**WHAT THIS TASK INVOLVES**
The records below hold pictures; please leave those out and retype the rest exactly.

**INPUT MATERIAL**
......

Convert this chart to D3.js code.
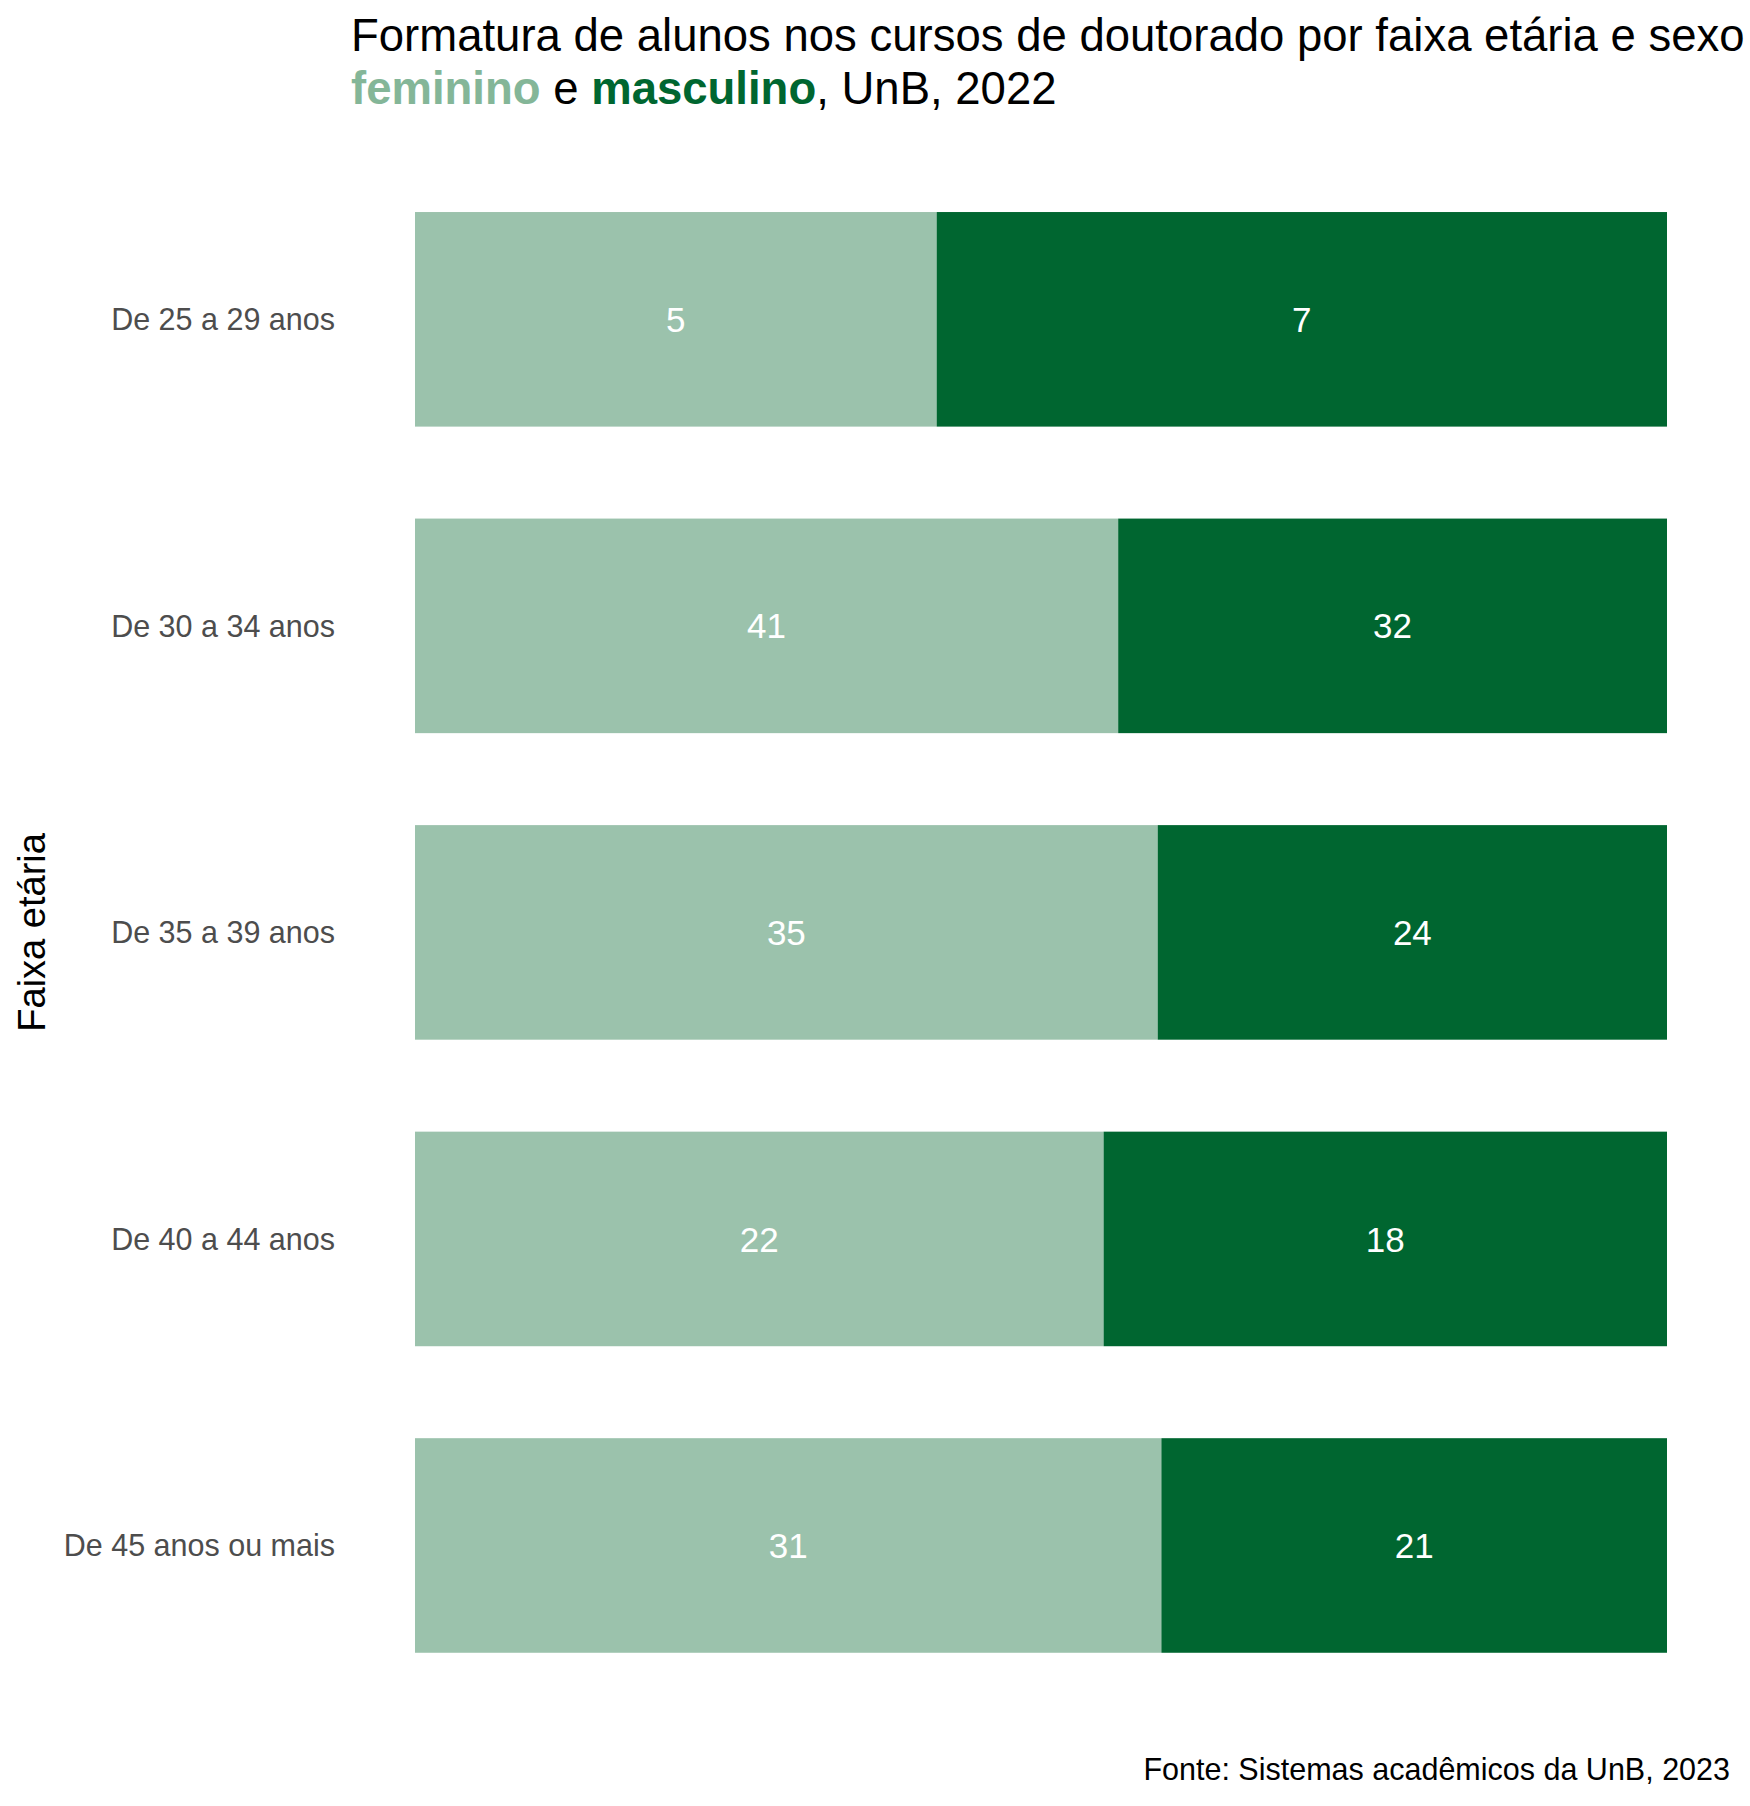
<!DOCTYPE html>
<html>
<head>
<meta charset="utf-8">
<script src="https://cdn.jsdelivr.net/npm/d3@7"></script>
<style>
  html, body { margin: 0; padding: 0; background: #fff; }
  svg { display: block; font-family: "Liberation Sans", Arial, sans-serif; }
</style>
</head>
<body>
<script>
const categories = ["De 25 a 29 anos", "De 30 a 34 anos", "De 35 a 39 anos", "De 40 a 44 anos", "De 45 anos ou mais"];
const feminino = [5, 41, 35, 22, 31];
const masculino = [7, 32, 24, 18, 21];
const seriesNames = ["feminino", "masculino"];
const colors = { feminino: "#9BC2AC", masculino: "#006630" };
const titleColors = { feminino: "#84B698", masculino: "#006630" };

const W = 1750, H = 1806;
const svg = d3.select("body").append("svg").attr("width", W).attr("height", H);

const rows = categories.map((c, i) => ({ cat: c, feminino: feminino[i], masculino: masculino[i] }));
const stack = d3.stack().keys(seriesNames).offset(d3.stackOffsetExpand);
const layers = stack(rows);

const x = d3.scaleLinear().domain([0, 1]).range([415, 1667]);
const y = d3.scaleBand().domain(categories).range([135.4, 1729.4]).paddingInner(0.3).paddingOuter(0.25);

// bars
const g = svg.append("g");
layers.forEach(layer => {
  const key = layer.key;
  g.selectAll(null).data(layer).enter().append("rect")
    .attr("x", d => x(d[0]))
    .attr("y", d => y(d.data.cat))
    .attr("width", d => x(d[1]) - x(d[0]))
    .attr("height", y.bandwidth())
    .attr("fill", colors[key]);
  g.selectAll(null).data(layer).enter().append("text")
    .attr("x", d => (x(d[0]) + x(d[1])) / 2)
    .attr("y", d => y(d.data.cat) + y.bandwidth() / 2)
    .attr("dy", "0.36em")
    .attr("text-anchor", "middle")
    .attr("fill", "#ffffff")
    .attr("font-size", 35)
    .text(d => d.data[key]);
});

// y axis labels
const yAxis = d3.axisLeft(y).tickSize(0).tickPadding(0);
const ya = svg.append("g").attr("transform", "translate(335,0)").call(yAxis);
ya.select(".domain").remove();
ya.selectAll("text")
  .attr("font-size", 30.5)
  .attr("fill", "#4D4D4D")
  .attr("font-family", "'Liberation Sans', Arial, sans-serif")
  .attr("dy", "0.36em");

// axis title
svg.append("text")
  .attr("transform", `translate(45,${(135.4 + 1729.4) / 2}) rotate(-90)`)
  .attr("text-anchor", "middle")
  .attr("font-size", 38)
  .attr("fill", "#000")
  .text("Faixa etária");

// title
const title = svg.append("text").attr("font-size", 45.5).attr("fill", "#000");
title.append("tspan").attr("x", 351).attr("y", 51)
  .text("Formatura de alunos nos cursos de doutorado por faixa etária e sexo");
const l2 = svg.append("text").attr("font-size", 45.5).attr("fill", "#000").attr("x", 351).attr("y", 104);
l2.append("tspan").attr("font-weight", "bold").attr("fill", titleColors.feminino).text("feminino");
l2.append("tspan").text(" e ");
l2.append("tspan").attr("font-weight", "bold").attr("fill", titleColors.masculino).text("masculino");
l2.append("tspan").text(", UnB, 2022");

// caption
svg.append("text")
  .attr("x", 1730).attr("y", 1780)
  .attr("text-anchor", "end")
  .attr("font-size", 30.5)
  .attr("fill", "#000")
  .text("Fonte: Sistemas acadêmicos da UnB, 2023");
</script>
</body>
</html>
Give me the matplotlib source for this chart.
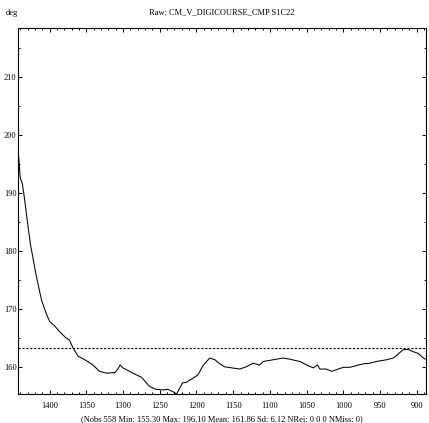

......

**WRITTEN SOLUTION**
Convert this chart to D3.js code.
<!DOCTYPE html>
<html>
<head>
<meta charset="utf-8">
<script src="https://cdn.jsdelivr.net/npm/d3@7"></script>
<style>
  html, body { margin: 0; padding: 0; background: #fff; }
  svg { display: block; font-family: "Liberation Sans", Arial, sans-serif; }
</style>
</head>
<body>
<script>
const categories = ["De 25 a 29 anos", "De 30 a 34 anos", "De 35 a 39 anos", "De 40 a 44 anos", "De 45 anos ou mais"];
const feminino = [5, 41, 35, 22, 31];
const masculino = [7, 32, 24, 18, 21];
const seriesNames = ["feminino", "masculino"];
const colors = { feminino: "#9BC2AC", masculino: "#006630" };
const titleColors = { feminino: "#84B698", masculino: "#006630" };

const W = 1750, H = 1806;
const svg = d3.select("body").append("svg").attr("width", W).attr("height", H);

const rows = categories.map((c, i) => ({ cat: c, feminino: feminino[i], masculino: masculino[i] }));
const stack = d3.stack().keys(seriesNames).offset(d3.stackOffsetExpand);
const layers = stack(rows);

const x = d3.scaleLinear().domain([0, 1]).range([415, 1667]);
const y = d3.scaleBand().domain(categories).range([135.4, 1729.4]).paddingInner(0.3).paddingOuter(0.25);

// bars
const g = svg.append("g");
layers.forEach(layer => {
  const key = layer.key;
  g.selectAll(null).data(layer).enter().append("rect")
    .attr("x", d => x(d[0]))
    .attr("y", d => y(d.data.cat))
    .attr("width", d => x(d[1]) - x(d[0]))
    .attr("height", y.bandwidth())
    .attr("fill", colors[key]);
  g.selectAll(null).data(layer).enter().append("text")
    .attr("x", d => (x(d[0]) + x(d[1])) / 2)
    .attr("y", d => y(d.data.cat) + y.bandwidth() / 2)
    .attr("dy", "0.36em")
    .attr("text-anchor", "middle")
    .attr("fill", "#ffffff")
    .attr("font-size", 35)
    .text(d => d.data[key]);
});

// y axis labels
const yAxis = d3.axisLeft(y).tickSize(0).tickPadding(0);
const ya = svg.append("g").attr("transform", "translate(335,0)").call(yAxis);
ya.select(".domain").remove();
ya.selectAll("text")
  .attr("font-size", 30.5)
  .attr("fill", "#4D4D4D")
  .attr("font-family", "'Liberation Sans', Arial, sans-serif")
  .attr("dy", "0.36em");

// axis title
svg.append("text")
  .attr("transform", `translate(45,${(135.4 + 1729.4) / 2}) rotate(-90)`)
  .attr("text-anchor", "middle")
  .attr("font-size", 38)
  .attr("fill", "#000")
  .text("Faixa etária");

// title
const title = svg.append("text").attr("font-size", 45.5).attr("fill", "#000");
title.append("tspan").attr("x", 351).attr("y", 51)
  .text("Formatura de alunos nos cursos de doutorado por faixa etária e sexo");
const l2 = svg.append("text").attr("font-size", 45.5).attr("fill", "#000").attr("x", 351).attr("y", 104);
l2.append("tspan").attr("font-weight", "bold").attr("fill", titleColors.feminino).text("feminino");
l2.append("tspan").text(" e ");
l2.append("tspan").attr("font-weight", "bold").attr("fill", titleColors.masculino).text("masculino");
l2.append("tspan").text(", UnB, 2022");

// caption
svg.append("text")
  .attr("x", 1730).attr("y", 1780)
  .attr("text-anchor", "end")
  .attr("font-size", 30.5)
  .attr("fill", "#000")
  .text("Fonte: Sistemas acadêmicos da UnB, 2023");
</script>
</body>
</html>
Give me the matplotlib source for this chart.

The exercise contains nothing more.